▶ _YOUR INSTRUCTIONS_
Pictures stay out of the copy; restate everything else in the material exactly.

▶ _DATASET EXCERPT_

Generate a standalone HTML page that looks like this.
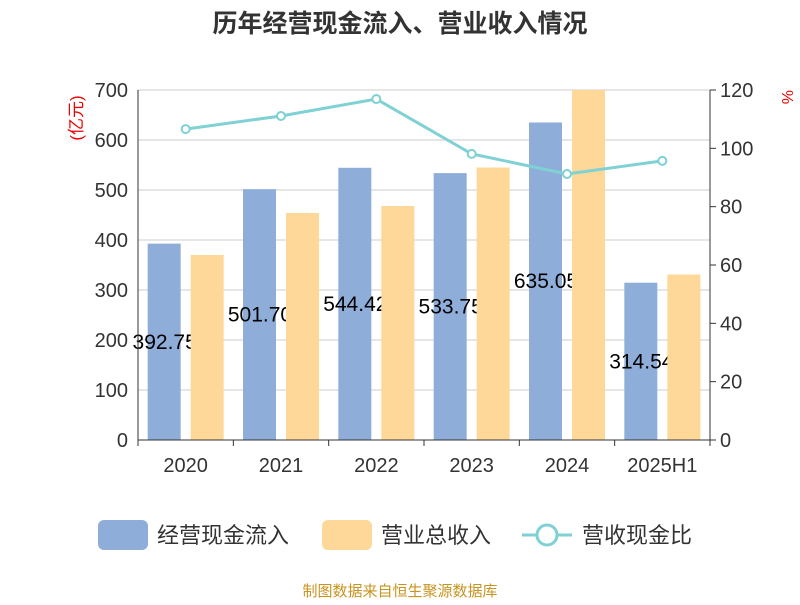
<!DOCTYPE html>
<html><head><meta charset="utf-8"><style>
body{margin:0;background:#fff;}
svg text{font-family:"Liberation Sans","Noto Sans CJK SC",sans-serif;}
</style></head><body>
<svg id="chart" width="800" height="600" xmlns="http://www.w3.org/2000/svg">
<text x="400" y="32" text-anchor="middle" font-size="25" font-weight="bold" fill="#333">历年经营现金流入、营业收入情况</text>
<text x="82" y="118" font-size="17" fill="#e00" transform="rotate(-90 82 118)" text-anchor="middle">(亿元)</text>
<text x="782" y="90" font-size="16" fill="#e00" transform="rotate(90 782 90)">%</text>
<g id="grid"></g><g id="bars"></g><g id="line"></g><g id="axes"></g>
<g>
<g><rect x="98" y="520" width="50" height="30" rx="6" fill="#8eadd9"/><text x="157" y="543" font-size="22" fill="#333">经营现金流入</text></g>
<g><rect x="322" y="520" width="50" height="30" rx="6" fill="#fdd898"/><text x="381" y="543" font-size="22" fill="#333">营业总收入</text></g>
<g><line x1="522" y1="535" x2="572" y2="535" stroke="#7fd1d3" stroke-width="3"/><circle cx="547" cy="535" r="10" fill="#fff" stroke="#7fd1d3" stroke-width="3"/><text x="582" y="543" font-size="22" fill="#333">营收现金比</text></g>
</g>
<text x="400" y="596" text-anchor="middle" font-size="15" fill="#c8941e">制图数据来自恒生聚源数据库</text>
</svg>
<script>
const categories=["2020","2021","2022","2023","2024","2025H1"];
const cashInflow=[392.75,501.70,544.42,533.75,635.05,314.54];
const revenue=[370,454,468,545,720,331];
const ratio=[106.6,111.1,116.9,98.1,91.2,95.7];
const leftTicks=[0,100,200,300,400,500,600,700];
const rightTicks=[0,20,40,60,80,100,120];
const NS="http://www.w3.org/2000/svg";
const X0=138,X1=710,Y0=440,Y1=90;
const bw=(X1-X0)/categories.length;
const yL=v=>Y0-Math.min(v,700)/700*(Y0-Y1);
const yR=v=>Y0-v/120*(Y0-Y1);
const cx=i=>X0+bw*(i+0.5);
function mk(tag,attrs,parent,txt){const e=document.createElementNS(NS,tag);for(const k in attrs)e.setAttribute(k,attrs[k]);if(txt!==undefined)e.textContent=txt;document.getElementById(parent).appendChild(e);return e;}
leftTicks.forEach(t=>{
 const g=mk("line",{x1:X0,x2:X1,y1:yL(t),y2:yL(t),stroke:"#ccc","stroke-width":1},"grid");
 
 
 const l=mk("text",{x:X0-10,y:yL(t)+7,"text-anchor":"end","font-size":20,fill:"#333"},"axes",t);
 
 
});
rightTicks.forEach(t=>{
 const l=mk("text",{x:X1+10,y:yR(t)+7,"font-size":20,fill:"#333"},"axes",t);
 
 
 mk("line",{x1:X1,x2:X1+6,y1:yR(t),y2:yR(t),stroke:"#333"},"axes");
});
mk("line",{x1:X0,x2:X0,y1:Y1,y2:Y0,stroke:"#333"},"axes");
mk("line",{x1:X1,x2:X1,y1:Y1,y2:Y0,stroke:"#333"},"axes");
mk("line",{x1:X0,x2:X1,y1:Y0,y2:Y0,stroke:"#333"},"axes");
categories.forEach((c,i)=>{
 mk("line",{x1:X0+bw*i,x2:X0+bw*i,y1:Y0,y2:Y0+6,stroke:"#333"},"axes");
 const l=mk("text",{x:cx(i),y:Y0+32,"text-anchor":"middle","font-size":20,fill:"#333"},"axes",c);
 
 
});
mk("line",{x1:X1,x2:X1,y1:Y0,y2:Y0+6,stroke:"#333"},"axes");
categories.forEach((c,i)=>{
 const b=mk("rect",{x:cx(i)-38,y:yL(cashInflow[i]),width:33,height:Y0-yL(cashInflow[i]),fill:"#8eadd9"},"bars");
 
 
});
categories.forEach((c,i)=>{
 const t=mk("text",{x:cx(i)-21,y:(yL(cashInflow[i])+Y0)/2+7,"text-anchor":"middle","font-size":21,fill:"#000"},"bars",cashInflow[i].toFixed(2));
 
 
});
categories.forEach((c,i)=>{
 const b=mk("rect",{x:cx(i)+5,y:yL(revenue[i]),width:33,height:Y0-yL(revenue[i]),fill:"#fdd898"},"bars");
 
 
});
const pl=mk("polyline",{points:ratio.map((v,i)=>cx(i)+","+yR(v)).join(" "),fill:"none",stroke:"#7fd1d3","stroke-width":3},"line");


ratio.forEach((v,i)=>{
 const p=mk("circle",{cx:cx(i),cy:yR(v),r:4,fill:"#fff",stroke:"#7fd1d3","stroke-width":2},"line");
 
 
});
</script>
</body></html>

▶ _CORRECT RESULT_
Generate a standalone HTML page that looks like this.
<!DOCTYPE html>
<html><head><meta charset="utf-8"><style>
body{margin:0;background:#fff;}
svg text{font-family:"Liberation Sans","Noto Sans CJK SC",sans-serif;}
</style></head><body>
<svg id="chart" width="800" height="600" xmlns="http://www.w3.org/2000/svg">
<text x="400" y="32" text-anchor="middle" font-size="25" font-weight="bold" fill="#333">历年经营现金流入、营业收入情况</text>
<text x="82" y="118" font-size="17" fill="#e00" transform="rotate(-90 82 118)" text-anchor="middle">(亿元)</text>
<text x="782" y="90" font-size="16" fill="#e00" transform="rotate(90 782 90)">%</text>
<g id="grid"></g><g id="bars"></g><g id="line"></g><g id="axes"></g>
<g>
<g><rect x="98" y="520" width="50" height="30" rx="6" fill="#8eadd9"/><text x="157" y="543" font-size="22" fill="#333">经营现金流入</text></g>
<g><rect x="322" y="520" width="50" height="30" rx="6" fill="#fdd898"/><text x="381" y="543" font-size="22" fill="#333">营业总收入</text></g>
<g><line x1="522" y1="535" x2="572" y2="535" stroke="#7fd1d3" stroke-width="3"/><circle cx="547" cy="535" r="10" fill="#fff" stroke="#7fd1d3" stroke-width="3"/><text x="582" y="543" font-size="22" fill="#333">营收现金比</text></g>
</g>
<text x="400" y="596" text-anchor="middle" font-size="15" fill="#c8941e">制图数据来自恒生聚源数据库</text>
</svg>
<script>
const categories=["2020","2021","2022","2023","2024","2025H1"];
const cashInflow=[392.75,501.70,544.42,533.75,635.05,314.54];
const revenue=[370,454,468,545,720,331];
const ratio=[106.6,111.1,116.9,98.1,91.2,95.7];
const leftTicks=[0,100,200,300,400,500,600,700];
const rightTicks=[0,20,40,60,80,100,120];
const NS="http://www.w3.org/2000/svg";
const X0=138,X1=710,Y0=440,Y1=90;
const bw=(X1-X0)/categories.length;
const yL=v=>Y0-Math.min(v,700)/700*(Y0-Y1);
const yR=v=>Y0-v/120*(Y0-Y1);
const cx=i=>X0+bw*(i+0.5);
function mk(tag,attrs,parent,txt){const e=document.createElementNS(NS,tag);for(const k in attrs)e.setAttribute(k,attrs[k]);if(txt!==undefined)e.textContent=txt;document.getElementById(parent).appendChild(e);return e;}
leftTicks.forEach(t=>{
 const g=mk("line",{x1:X0,x2:X1,y1:yL(t),y2:yL(t),stroke:"#ccc","stroke-width":1},"grid");
 
 
 const l=mk("text",{x:X0-10,y:yL(t)+7,"text-anchor":"end","font-size":20,fill:"#333"},"axes",t);
 
 
});
rightTicks.forEach(t=>{
 const l=mk("text",{x:X1+10,y:yR(t)+7,"font-size":20,fill:"#333"},"axes",t);
 
 
 mk("line",{x1:X1,x2:X1+6,y1:yR(t),y2:yR(t),stroke:"#333"},"axes");
});
mk("line",{x1:X0,x2:X0,y1:Y1,y2:Y0,stroke:"#333"},"axes");
mk("line",{x1:X1,x2:X1,y1:Y1,y2:Y0,stroke:"#333"},"axes");
mk("line",{x1:X0,x2:X1,y1:Y0,y2:Y0,stroke:"#333"},"axes");
categories.forEach((c,i)=>{
 mk("line",{x1:X0+bw*i,x2:X0+bw*i,y1:Y0,y2:Y0+6,stroke:"#333"},"axes");
 const l=mk("text",{x:cx(i),y:Y0+32,"text-anchor":"middle","font-size":20,fill:"#333"},"axes",c);
 
 
});
mk("line",{x1:X1,x2:X1,y1:Y0,y2:Y0+6,stroke:"#333"},"axes");
categories.forEach((c,i)=>{
 const b=mk("rect",{x:cx(i)-38,y:yL(cashInflow[i]),width:33,height:Y0-yL(cashInflow[i]),fill:"#8eadd9"},"bars");
 
 
});
categories.forEach((c,i)=>{
 const t=mk("text",{x:cx(i)-21,y:(yL(cashInflow[i])+Y0)/2+7,"text-anchor":"middle","font-size":21,fill:"#000"},"bars",cashInflow[i].toFixed(2));
 
 
});
categories.forEach((c,i)=>{
 const b=mk("rect",{x:cx(i)+5,y:yL(revenue[i]),width:33,height:Y0-yL(revenue[i]),fill:"#fdd898"},"bars");
 
 
});
const pl=mk("polyline",{points:ratio.map((v,i)=>cx(i)+","+yR(v)).join(" "),fill:"none",stroke:"#7fd1d3","stroke-width":3},"line");


ratio.forEach((v,i)=>{
 const p=mk("circle",{cx:cx(i),cy:yR(v),r:4,fill:"#fff",stroke:"#7fd1d3","stroke-width":2},"line");
 
 
});
</script>
</body></html>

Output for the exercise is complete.